Noodle R&D: A Ramen Lab in Teterboro

At Sun Noodle Company’s Ramen Lab in Teterboro, chefs plot the American future of Japan’s favorite meal in a bowl.

Sun Noodle Company's Ramen Lab
Kenshiro Uki, creator of Sun Noodle’s Ramen Lab, works with renowned chef Shigetoshi Nakamura (in black) to develop new types of noodles and soup.
Photo by Scott Jones.

Japan may be a small country, but every region prides itself on its own style of ramen—the steaming bowls of soup with noodles, meat and vegetables that millions of Japanese, from truck drivers to auto executives, slurp up every day. Kenshiro Uki, general manager of Sun Noodle Company’s East Coast operation, likens the variety to that of an American favorite:

“Here in the U.S., there are different styles of pizza, like Chicago style and New York style,” he says. “We want people to know there are different kinds of ramen, too.”

To spread the word among chefs, Uki created Ramen Lab—“an R&D kitchen,” he calls it—attached to Sun’s 2,500-square-foot, high-tech noodle factory in Teterboro. It may be America’s first studio for ramen education and innovation. Uki’s father, Hidehito Uki, founded Sun Noodle in Hawaii 31 years ago. The company expanded to Los Angeles in 2004 and opened the Teterboro facility, including the lab, last August.

“My father figured out that each noodle should be different for each restaurant,” says Uki, 26. Why? “Well, chefs work hard to create their own soup, so we see it as only right for us to work to match the noodle with the soup.” A leader in production of fresh (as opposed to frozen) noodles, Sun also makes more than 30 custom kinds for chefs, including luminaries like Marcus Samuelsson and David Chang of Momofuku fame.

Uki’s partner in the Ramen Lab is Shigetoshi Nakamura, former owner of ramen restaurants in Hollywood, Tokyo and Kanagawa, Japan. Noodle knowledgeables revere him as one of Japan’s “Four Ramen Devas,” a Deva being an exalted being. Uki says he couldn’t sleep for days before his first meeting with Nakamura in 2009. “I knew how to make noodles from my father, but learning the art of cooking from chef Nakamura was a mind-blowing experience,” he says. From that moment on, “I made it my goal to make ramen in the U.S. better than what people can eat in Japan.”

Chefs about to open a restaurant are among those who come from around the country to spend days in the lab, often staying at the nearby Hilton in Hasbrouck Heights. “First we’ll say, ‘What is your vision for your ramen shop?’ Then we can help guide them toward noodles and stocks,” Uki says. “With ramen, you’re free to express yourself, so chefs can get really creative.

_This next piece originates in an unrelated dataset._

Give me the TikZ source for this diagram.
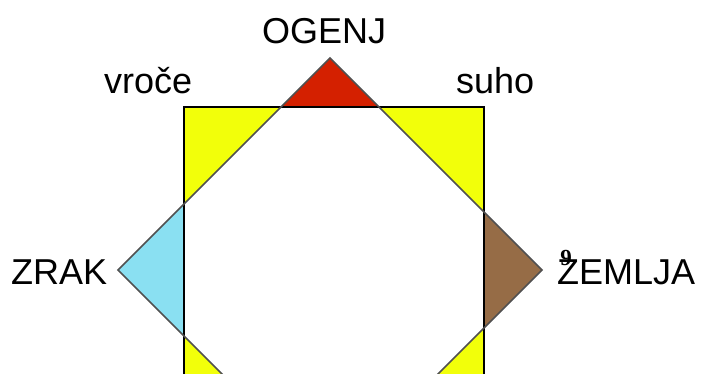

It’s different with sushi or tempura, where there’s a style you have to follow.”

In Japan, regional variations abound. In the South, thick, hearty pork-stock soups are traditional. In Central and Northern prefectures, ramen soups are lighter. Rameneers hoping to catch the next wave might steer toward tsukemen, or “dipping noodles,” Uki says. With tsukemen, an offbeat Tokyo (Central) style, the soup is so thick it’s sauce-like, and a separate bowl is needed for the chewy noodles, which are dunked before slurping. “In California, a lot of tsukemen shops are opening,” he says. “People seem to want thicker and thicker. I think it’ll get popular here.”

Nakamura spends much of his time teaching visiting chefs at the lab. Lessons range from $40 for a one-hour class for novices to the low six figures for extended one-on-one work with him. Chef Naka, as he is called, also devotes himself, Uki says, to “developing new soups and liquid seasoning products.”

In pursuit of ramen rampancy, Sun sells to Japanese markets, including Mitsuwa, in Edgewater, and several New Jersey HMart stores. (A package of Sun ramen, including a seasoning pack, serves two and sells for about $4.) Uki says he will open the lab to home cooks sometime this spring. In this day of wine flights, beer flights, caviar flights and even crème brûlée flights, he plans to call the $40 classes Noodle Flights.